O grupo Caboclinhos União Sete Flexas de Goiana, com cerca de 150 integrantes, foi o campeão do Grupo Especial Caboclinhos do Concurso das Agremiações Carnavalescas do Recife em 2019. A agremiação é a única a ter uma mulher como presidente, Geo, filha mais nova do fundador do grupo, Nélson Cândido Ferreira, o mestre Nelson, falecido em novembro passado.
Maracatu de Baque Solto – Expressão da cultura afro-indígena da Mata Norte pernambucana, a brincadeira evidencia a fusão de vários folguedos populares existentes nas áreas canavieiras, como reisado, pastoril, cavalo marinho, bumba meu boi e caboclinhos.

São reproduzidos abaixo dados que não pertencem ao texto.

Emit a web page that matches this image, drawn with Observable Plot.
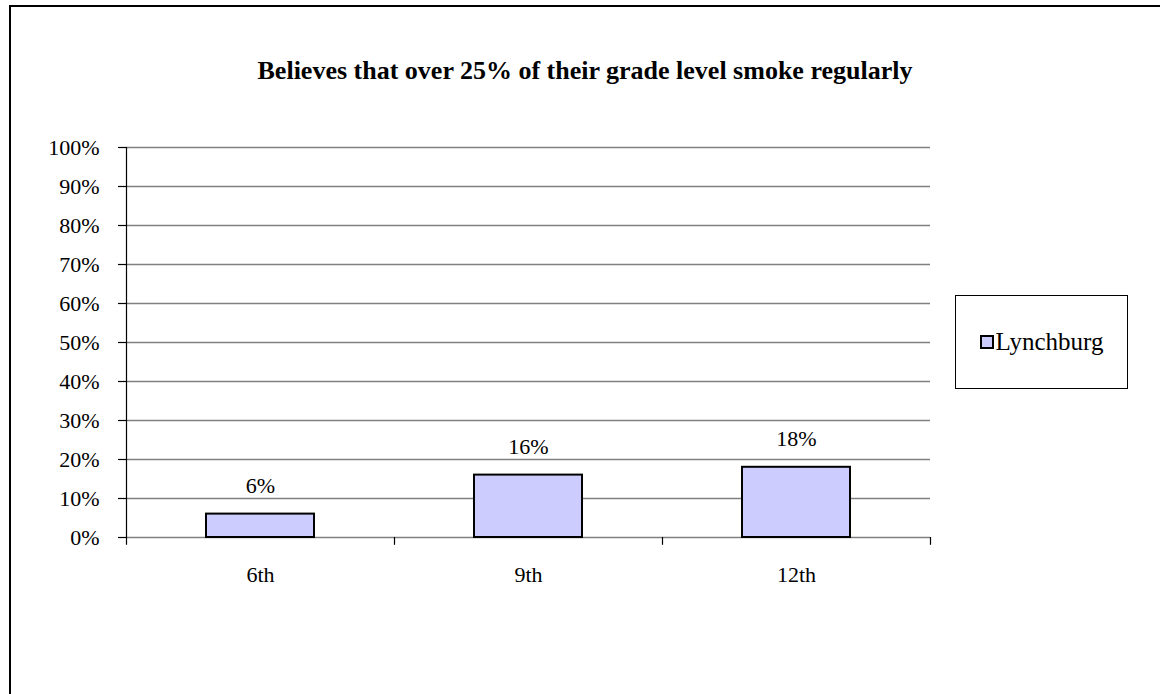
<!DOCTYPE html>
<html>
<head>
<meta charset="utf-8">
<script src="https://cdn.jsdelivr.net/npm/d3@7"></script>
<script src="https://cdn.jsdelivr.net/npm/@observablehq/plot@0.6"></script>
<style>
  body { margin: 0; background: #fff; }
  #wrap { position: relative; width: 1160px; height: 694px; overflow: hidden; background: #fff;
          font-family: "Liberation Serif", "Times New Roman", serif; color: #000; }
  #frame { position: absolute; left: 9px; top: 5px; width: 1300px; height: 900px;
           border-left: 2px solid #000; border-top: 2px solid #000; }
  #chart { position: absolute; left: 0; top: 0; }
  #title { position: absolute; left: 10px; width: 1150px; top: 58px; line-height: 26px;
           text-align: center; font-weight: bold; font-size: 26px; }
  #legend { position: absolute; left: 955px; top: 295px; width: 171px; height: 92px;
            border: 1px solid #000; display: flex; align-items: center; justify-content: center;
            font-size: 25px; background: #fff; }
  #legend .sw { display: inline-block; width: 10px; height: 10px; background: #ccccff;
                border: 2px solid #000; margin-right: 2px; }
</style>
</head>
<body>
<div id="wrap">
  <div id="frame"></div>
  <div id="chart"></div>
  <div id="title"></div>
  <div id="legend"></div>
</div>
<script>
// ---- data ----
const titleText = "Believes that over 25% of their grade level smoke regularly";
const seriesName = "Lynchburg";
const categories = ["6th", "9th", "12th"];
const values = [0.06, 0.16, 0.18];
const yTicks = [0, 0.1, 0.2, 0.3, 0.4, 0.5, 0.6, 0.7, 0.8, 0.9, 1.0];
const yTickLabels = ["0%", "10%", "20%", "30%", "40%", "50%", "60%", "70%", "80%", "90%", "100%"];

const data = categories.map((c, i) => ({grade: c, value: values[i]}));
const pct = v => yTickLabels[yTicks.findIndex(t => Math.abs(t - v) < 1e-9)] ?? (Math.round(v * 100) + "%");

const W = 1160, H = 694;
const mL = 126, mR = 230, mT = 147, mB = 157;
const step = (W - mL - mR) / categories.length;

const chart = Plot.plot({
  width: W,
  height: H,
  marginLeft: mL,
  marginRight: mR,
  marginTop: mT,
  marginBottom: mB,
  style: {fontFamily: '"Liberation Serif", "Times New Roman", serif', fontSize: "22px", background: "transparent", color: "#000"},
  x: {domain: categories, paddingInner: 0.597, paddingOuter: 0.2985, label: null},
  y: {domain: [0, 1], label: null},
  marks: [
    Plot.gridY(yTicks, {stroke: "#808080", strokeOpacity: 1, strokeWidth: 1.5}),
    // y axis line (left boundary of the first category band)
    Plot.ruleX([categories[0]], {dx: -step / 2, y1: -0.02, y2: 1, stroke: "#000", strokeWidth: 1.2}),
    // category boundary ticks
    Plot.ruleX(categories.slice(1), {dx: -step / 2, y1: -0.02, y2: 0, stroke: "#000", strokeWidth: 1.2}),
    Plot.ruleX([categories[categories.length - 1]], {dx: step / 2, y1: -0.02, y2: 0, stroke: "#000", strokeWidth: 1.2}),
    Plot.barY(data, {x: "grade", y: "value", fill: "#ccccff", stroke: "#000", strokeWidth: 2}),
    Plot.text(data, {x: "grade", y: "value", text: d => pct(d.value), dy: -28, fontSize: 22, fill: "#000"}),
    Plot.axisY(yTicks, {tickFormat: pct, tickSize: 8, tickPadding: 19, fontSize: 22, label: null, stroke: "#000", strokeWidth: 1.2}),
    Plot.axisX({tickSize: 0, tickPadding: 29, fontSize: 22, label: null})
  ]
});
document.getElementById("chart").appendChild(chart);
document.getElementById("title").textContent = titleText;
document.getElementById("legend").innerHTML = '<span class="sw"></span><span></span>';
document.querySelector("#legend span:last-child").textContent = seriesName;
</script>
</body>
</html>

Pretinhas do Congo – Manifestação cultural única da Zona da Mata Norte. A brincadeira mostra como era a vida no tempo da escravidão, celebrando as lembranças dos antepassados. É uma tradição exclusiva do município de Goiana e desfila o Carnaval para lembrar que a riqueza da terra tem sido construída pelos mais pobres.